Labor and Delivery

A year ago August, our family was serving on assignment at Malibu, a Young Life Camp in Canada, and the blog was just taking shape. After full days of adventuring around camp, digging up crabs, laughing and crying and melting down {my boys, not me of course} and doing life in the most lovely community of people, I would stay up late after my little men were in bed, planning, brainstorming, writing. I had no idea what was to come, what rhythm or shape the blog would take, how an imminent achilles tendon rupture would be the labor pains that would cause the blog to be birthed, and how my writing would serve to heal, give hope, offer a space for me to learn and grow and find comfort and perspective through one of the most unpredictable and refining seasons of my life.

Achilles tear, no walking or driving for 3 months, pregnancy, miscarriage, grief, another pregnancy… so much unknown…

And here I am a year later, revisiting lesson upon lesson – trusting that “I cannot do it all”, and preparing for labor and delivery of a different sort, as we are three weeks away from meeting the fourth {and I trust, final} little man to emerge from my swollen belly.

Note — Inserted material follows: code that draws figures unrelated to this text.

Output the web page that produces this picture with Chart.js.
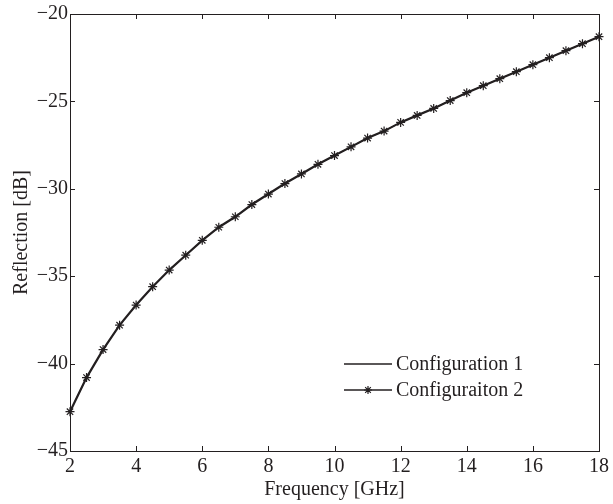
<!DOCTYPE html>
<html>
<head>
  <title>Reflection vs Frequency</title>
  <script src="https://cdn.jsdelivr.net/npm/chart.js"></script>
  <style>
    html, body { margin: 0; padding: 0; background: #fff; }
    #wrap { width: 613px; height: 504px; }
  </style>
</head>
<body>
  <div id="wrap"><canvas id="chart"></canvas></div>

  <script>
    const freqGHz = [2, 2.5, 3, 3.5, 4, 4.5, 5, 5.5, 6, 6.5, 7, 7.5, 8, 8.5, 9, 9.5, 10,
      10.5, 11, 11.5, 12, 12.5, 13, 13.5, 14, 14.5, 15, 15.5, 16, 16.5, 17, 17.5, 18];
    const config1 = [-42.75, -40.8, -39.2, -37.8, -36.65, -35.6, -34.65, -33.8, -32.95, -32.2,
      -31.6, -30.9, -30.3, -29.7, -29.15, -28.6, -28.1, -27.6, -27.1, -26.7, -26.2, -25.8,
      -25.4, -24.95, -24.5, -24.1, -23.7, -23.3, -22.9, -22.5, -22.1, -21.7, -21.3];
    const config2 = [-42.75, -40.8, -39.2, -37.8, -36.65, -35.6, -34.65, -33.8, -32.95, -32.2,
      -31.6, -30.9, -30.3, -29.7, -29.15, -28.6, -28.1, -27.6, -27.1, -26.7, -26.2, -25.8,
      -25.4, -24.95, -24.5, -24.1, -23.7, -23.3, -22.9, -22.5, -22.1, -21.7, -21.3];
    const seriesNames = ['Configuration 1', 'Configuraiton 2'];
    const xTicks = [2, 4, 6, 8, 10, 12, 14, 16, 18];
    const yTicks = [-45, -40, -35, -30, -25, -20];

    const ink = '#231f20';
    const serif = '"Liberation Serif", "DejaVu Serif", serif';
    const minus = v => String(v).replace('-', '\u2212');

    // box + inward ticks on all four sides
    const frame = {
      id: 'frame',
      afterDraw(chart) {
        const { ctx, chartArea: a, scales } = chart;
        ctx.save();
        ctx.strokeStyle = ink;
        ctx.lineWidth = 1;
        ctx.strokeRect(a.left + 0.5, a.top + 0.5, a.right - a.left, a.bottom - a.top);
        ctx.beginPath();
        xTicks.forEach(t => {
          const x = Math.round(scales.x.getPixelForValue(t)) + 0.5;
          ctx.moveTo(x, a.bottom); ctx.lineTo(x, a.bottom - 5);
          ctx.moveTo(x, a.top); ctx.lineTo(x, a.top + 5);
        });
        yTicks.forEach(t => {
          const y = Math.round(scales.y.getPixelForValue(t)) + 0.5;
          ctx.moveTo(a.left, y); ctx.lineTo(a.left + 5, y);
          ctx.moveTo(a.right, y); ctx.lineTo(a.right - 5, y);
        });
        ctx.stroke();
        ctx.restore();
      }
    };

    // legend drawn inside the plot, lower right
    const insideLegend = {
      id: 'insideLegend',
      afterDraw(chart) {
        const { ctx, chartArea: a } = chart;
        const x0 = a.right - 255, x1 = a.right - 207;
        ctx.save();
        ctx.font = '20px ' + serif;
        ctx.fillStyle = ink;
        ctx.strokeStyle = ink;
        ctx.textBaseline = 'middle';
        chart.data.datasets.forEach((ds, i) => {
          const y = a.bottom - 87 + i * 26;
          ctx.lineWidth = 1.5;
          ctx.beginPath();
          ctx.moveTo(x0, y); ctx.lineTo(x1, y);
          ctx.stroke();
          if (ds.pointStyle === 'star') {
            ctx.lineWidth = 1.2;
            Chart.helpers.drawPoint(ctx, { pointStyle: 'star', radius: 4, borderWidth: 1.2 }, (x0 + x1) / 2, y);
          }
          ctx.fillText(ds.label, x1 + 4, y + 1);
        });
        ctx.restore();
      }
    };

    new Chart(document.getElementById('chart').getContext('2d'), {
      type: 'line',
      data: {
        labels: freqGHz,
        datasets: [
          {
            label: seriesNames[0],
            data: freqGHz.map((f, i) => ({ x: f, y: config1[i] })),
            borderColor: ink,
            borderWidth: 2.2,
            pointRadius: 0,
            tension: 0,
            clip: false
          },
          {
            label: seriesNames[1],
            data: freqGHz.map((f, i) => ({ x: f, y: config2[i] })),
            borderColor: ink,
            backgroundColor: ink,
            borderWidth: 1,
            pointStyle: 'star',
            pointRadius: 4.5,
            pointBorderWidth: 1.2,
            tension: 0,
            clip: false
          }
        ]
      },
      options: {
        responsive: true,
        maintainAspectRatio: false,
        animation: false,
        layout: { padding: { top: 10, right: 10, bottom: 2, left: 10 } },
        plugins: {
          legend: { display: false },
          tooltip: { enabled: false }
        },
        scales: {
          x: {
            type: 'linear',
            min: 2, max: 18,
            afterBuildTicks: s => { s.ticks = xTicks.map(v => ({ value: v })); },
            afterFit: s => { s.height = 51; },
            grid: { display: false, drawTicks: false },
            border: { display: false },
            ticks: { color: ink, font: { family: serif, size: 20 }, padding: 4, maxRotation: 0,
              callback: v => minus(v) },
            title: { display: true, text: 'Frequency [GHz]', color: ink,
              font: { family: serif, size: 20 }, padding: { top: 0, bottom: 0 } }
          },
          y: {
            min: -45, max: -20,
            afterBuildTicks: s => { s.ticks = yTicks.map(v => ({ value: v })); },
            afterFit: s => { s.width = 60; },
            grid: { display: false, drawTicks: false },
            border: { display: false },
            ticks: { color: ink, font: { family: serif, size: 20 }, padding: 2,
              callback: v => minus(v) },
            title: { display: true, text: 'Reflection [dB]', color: ink,
              font: { family: serif, size: 20 }, padding: { top: 0, bottom: 0 } }
          }
        }
      },
      plugins: [frame, insideLegend]
    });
  </script>
</body>
</html>
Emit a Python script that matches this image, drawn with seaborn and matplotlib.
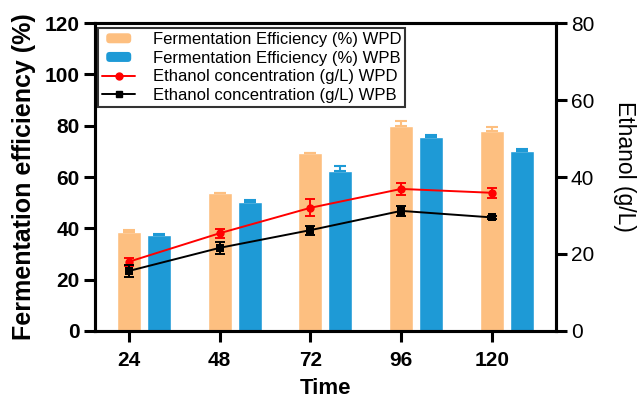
import numpy as np
import pandas as pd
import matplotlib
matplotlib.use("Agg")
import matplotlib.pyplot as plt
import seaborn as sns
from matplotlib.patches import Patch, FancyBboxPatch
from matplotlib.lines import Line2D
from matplotlib.legend_handler import HandlerPatch

times = [24, 48, 72, 96, 120]
fe_wpd = [38.7, 53.6, 69.2, 79.9, 78.0]
fe_wpd_err = [0.6, 0.3, 0.3, 1.9, 1.4]
fe_wpb = [37.4, 50.4, 62.5, 75.7, 70.2]
fe_wpb_err = [0.3, 0.6, 1.8, 0.7, 0.8]
eth_wpd = [18.0, 25.4, 32.0, 36.9, 35.9]
eth_wpd_err = [1.0, 1.2, 2.25, 1.6, 1.3]
eth_wpb = [15.6, 21.6, 26.2, 31.2, 29.5]
eth_wpb_err = [1.5, 1.5, 1.2, 1.3, 0.3]

c_wpd = "#FDBF80"
c_wpb = "#1E9AD6"

sns.set_style("ticks")
plt.rcParams["font.family"] = ["Liberation Sans", "DejaVu Sans"]
for key in ("text.color", "axes.labelcolor", "xtick.color", "ytick.color", "axes.edgecolor"):
    plt.rcParams[key] = "black"

df = pd.DataFrame({
    "Time": times * 2,
    "FE": fe_wpd + fe_wpb,
    "Sample": ["WPD"] * 5 + ["WPB"] * 5,
})

fig = plt.figure(figsize=(6.38, 4.01), dpi=100)
ax = fig.add_axes([0.149, 0.1746, 0.722, 0.768])

width = 0.66
sns.barplot(data=df, x="Time", y="FE", hue="Sample", hue_order=["WPD", "WPB"],
            palette=[c_wpd, c_wpb], width=width, gap=0.2, ax=ax, legend=False,
            errorbar=None, saturation=1)

off = width / 4
x = np.arange(len(times))
ax.errorbar(x - off, fe_wpd, yerr=[np.zeros(5), fe_wpd_err], fmt="none",
            ecolor=c_wpd, elinewidth=1.5, capsize=4.5, capthick=1.5, zorder=1)
ax.errorbar(x + off, fe_wpb, yerr=[np.zeros(5), fe_wpb_err], fmt="none",
            ecolor=c_wpb, elinewidth=1.5, capsize=4.5, capthick=1.5, zorder=1)

ax.set_ylim(0, 120)
ax.set_yticks(range(0, 121, 20))
ax.set_xlim(-0.539, 4.538)
ax.set_xticks(x - off)
ax.set_xticklabels([str(t) for t in times])

ax2 = ax.twinx()
eth_df = pd.DataFrame({"pos": np.concatenate([x - off, x - off]),
                       "eth": eth_wpd + eth_wpb,
                       "Sample": ["WPD"] * 5 + ["WPB"] * 5})
sns.lineplot(data=eth_df, x="pos", y="eth", hue="Sample", style="Sample",
             hue_order=["WPD", "WPB"], palette=["#FF0000", "#000000"],
             markers={"WPD": "o", "WPB": "s"}, dashes=False, markersize=6,
             markeredgewidth=0, linewidth=1.4, ax=ax2, legend=False)
ax2.errorbar(x - off, eth_wpd, yerr=eth_wpd_err, fmt="none", ecolor="#FF0000",
             elinewidth=1.4, capsize=3.5, capthick=1.4)
ax2.errorbar(x - off, eth_wpb, yerr=eth_wpb_err, fmt="none", ecolor="#000000",
             elinewidth=1.4, capsize=3.5, capthick=1.4)
ax2.set_ylim(0, 80)
ax2.set_yticks(range(0, 81, 20))
ax2.set_xlim(-0.539, 4.538)

for a in (ax, ax2):
    for s in a.spines.values():
        s.set_linewidth(2.2)
        s.set_color("black")
    a.tick_params(width=2.2, length=8, pad=3, colors="black")

ax.tick_params(axis="x", pad=6.5)
ax.tick_params(axis="both", labelsize=15)
for lab in ax.get_xticklabels() + ax.get_yticklabels():
    lab.set_fontweight("bold")
ax2.tick_params(axis="y", labelsize=15)
ax2.set_xlabel("")

ax.set_xlabel("Time", fontsize=16, fontweight="bold", labelpad=6)
ax.set_ylabel("Fermentation efficiency (%)", fontsize=18, fontweight="bold", labelpad=6)
ax2.set_ylabel("Ethanol (g/L)", fontsize=16.5, rotation=270)
ax2.yaxis.set_label_coords(1.175, 0.535)


def rounded_patch(legend, orig_handle, xdescent, ydescent, width, height, fontsize):
    w, h = 18.0, 7.2
    x0 = -xdescent + (width - w) / 2
    y0 = -ydescent + (height - h) / 2
    return FancyBboxPatch((x0, y0), w, h, boxstyle="round,pad=0,rounding_size=2.5",
                          facecolor=orig_handle.get_facecolor(), edgecolor="none")


handles = [
    Patch(facecolor=c_wpd, edgecolor="none"),
    Patch(facecolor=c_wpb, edgecolor="none"),
    Line2D([], [], color="#FF0000", marker="o", markersize=5, lw=1.4),
    Line2D([], [], color="#000000", marker="s", markersize=5, lw=1.4),
]
labels = ["Fermentation Efficiency (%) WPD", "Fermentation Efficiency (%) WPB",
          "Ethanol concentration (g/L) WPD", "Ethanol concentration (g/L) WPB"]
leg = ax2.legend(handles, labels, loc="upper left", bbox_to_anchor=(0.0065, 0.984),
                 borderaxespad=0, fontsize=12.0, frameon=True, fancybox=False,
                 handlelength=1.98, handletextpad=1.05, labelspacing=0.22,
                 borderpad=0.25, handler_map={Patch: HandlerPatch(patch_func=rounded_patch)})
leg.get_frame().set_edgecolor("black")
leg.get_frame().set_linewidth(1.5)

fig.savefig("out.png", dpi=100)
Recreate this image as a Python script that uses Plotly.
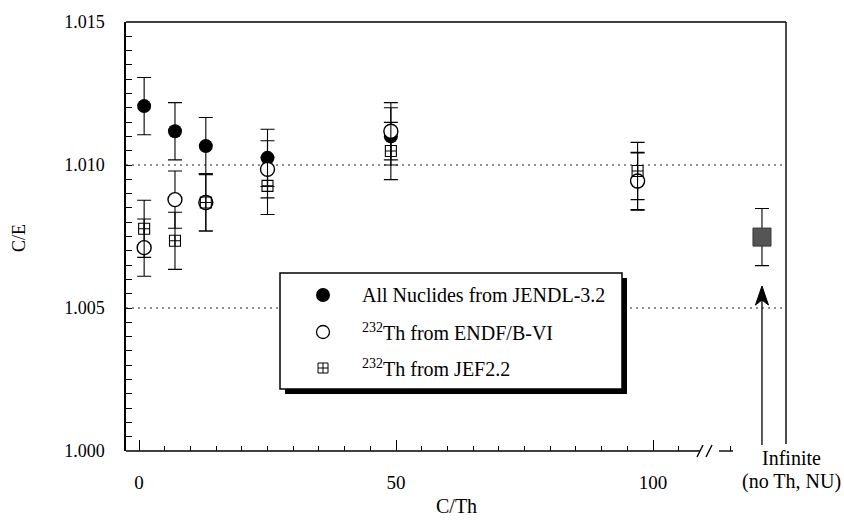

Labor. The only sort of purposeful pain we experience. Or is it?  There is something terrible about knowing that the only way to meet this baby boy is to move through pain, in fact, to embrace it and lean into it and let it engulf and take over me so a little one can be pushed out into the world. There is no sidestepping labor.

And I know enough to know that I have no idea what to expect. Each of my boys has a different birth story, but all have been late, so I am banking on the fact that I have three weeks to go… the calendar is full and I have things to do! But who knows when he will decide it’s time?

There is pain coming. And there is joy coming. And these two truths are just about the only things I am sure to expect in every season of my life.

And above all, the core truth I cling to is that I desperately need Jesus. His eyes, his heart, his perspective, his peace, his comfort, his encouragement, his redemption, his healing, his hope, his truth, his direction, his wisdom, his friendship, his love.  It’s Him that makes every bit of pain we experience purposeful, every bit of ugly beautiful.

With feet in my ribs and cramps in my legs, feeling nightly like a rotisserie chicken, and holding close to Jesus, I am preparing. I have been this way before, and then again, I haven’t. But I do know the One who will make the path straight and the road light.

Can’t wait to meet you, little man.


3 thoughts on “Labor and Delivery

  1. Emily, you always touch my soul. Deep down, keeping me looking up.

    Keep going. Keep writing. You win others, including me, to LIFE. Life in abundance, with Jesus as the Still Point.

    May your little man bless you all beyond measure…soon. All so soon.